It's a shame that CA refuses to lift the internet connection requirements now that both games have been cracked. I understand wanting to protect a game from piracy, but DRM software only becomes a hinderance after a game has been cracked. I would imagine that some publisher / dev collabs simply don't want to pay someone to remove the protection even after their game has been cracked.
Unfortunately, there's nothing you can do about it. We just have to wait and see if CA decides to remove denuvo from Total War: Warhammer I and II. However, I doubt this will ever happen, because money > gaming convenience.
Not in the case of Denuvo at least and not if the game still gets updates/DLC.
This isnt the type of game that people care too much about online play because of how long each game is. The only thing they are missing is mods; but I dont really use any as it is except camera mods and vassal all factions with better allied AI that keeps them from declaring war on each other.
Plus Mods is HUGE for many players.
Also the current release is missing the reinforcement beta so this will also not be fixed till the next crack.
Which will take a while. It was, as of today, cracked exactly twice.
After release and just few weeks ago.
Pirates had to use an outdated and lackluster copy for a pretty big amount of time, and while the current crack includes more content they will still miss out on everything thereafter.
Even even the copy protection is breached, it still serves it's purpose since you have to recrack Denuvo with every single game update.
Which is not happening cause the scene usually doesn't care about that and they also don't care what pirates want.
It's not about them not being able to.
They are Crackers. They don't care for pirates, just for the props and lulz.
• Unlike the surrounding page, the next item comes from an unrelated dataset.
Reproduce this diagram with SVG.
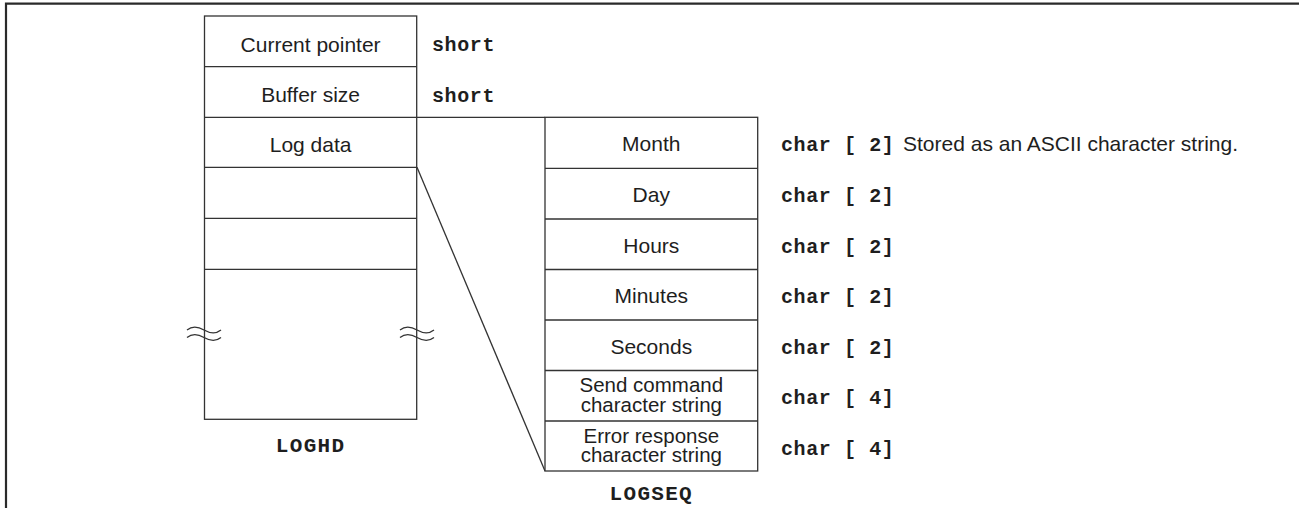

They could crack it anytime, never said sth contradicting.
What I said is, they won't. As simple as that.
And unlike previous DRM's the pirate crowd can't use cracks after patches again and also there aren't that many groups that do Denuvo which all boils down to what I said: games will only get very few updates cracked, leaving the pirates with outdated copies pretty fast.
Nothing else I wanted to point out.
A lot of bugs that get fixed in patches for example, never effected me in the first place so things like that are irelevant.
I could just rely on cracks for example, but I end up buying a game because I like it and want to support it and get updates as soon as they arrive, but if they are patient and rather just use illegal copies, they are not really that bad off.
Like I said, I wouldn't even of bought the game if it wasnt for cracked copies, and It also helped me by avoiding games that seem good at first but end up sucking and Id hate to spend money on something just to see its name on my steam list.
The creators of the Witcher series and Cyberpunk 2077 actually back up that mentality; that DRM is useless and actually think it makes more people want to buy the game if they dont try to stop it; they release games that is so amazing, people will buy it just to be apart of the the crowd, and to hype over knowing what is coming next.
Or quote:
The team makes the players their priority; according to Iwiński, support from players "drives" the company[57] (which considers themselves "rebels").[58] The team focuses on creative strategy over business strategy. CD Projekt Red opposes the inclusion of digital-rights-management technology in video games and software. The company believes that DRM is ineffective in halting software piracy, based on data from sales of The Witcher 2: Assassins of Kings. CD Projekt Red found that their initial release (which included DRM technology) was pirated over 4.5 million times; their DRM-free re-release was pirated far less,[59] and The Witcher 3: Wild Hunt was released without DRM technology.[60] The team, believing that free downloadable content should be an industry standard, published 15 free DLC releases for Wild Hunt as an example to others in the industry.
Afterall; its become normal for companies to make their games look better than they really are; then you got people that preorder and pay for said game just to be disappointed, now they stuck with it and cant get a refund; thats how cracked copies help.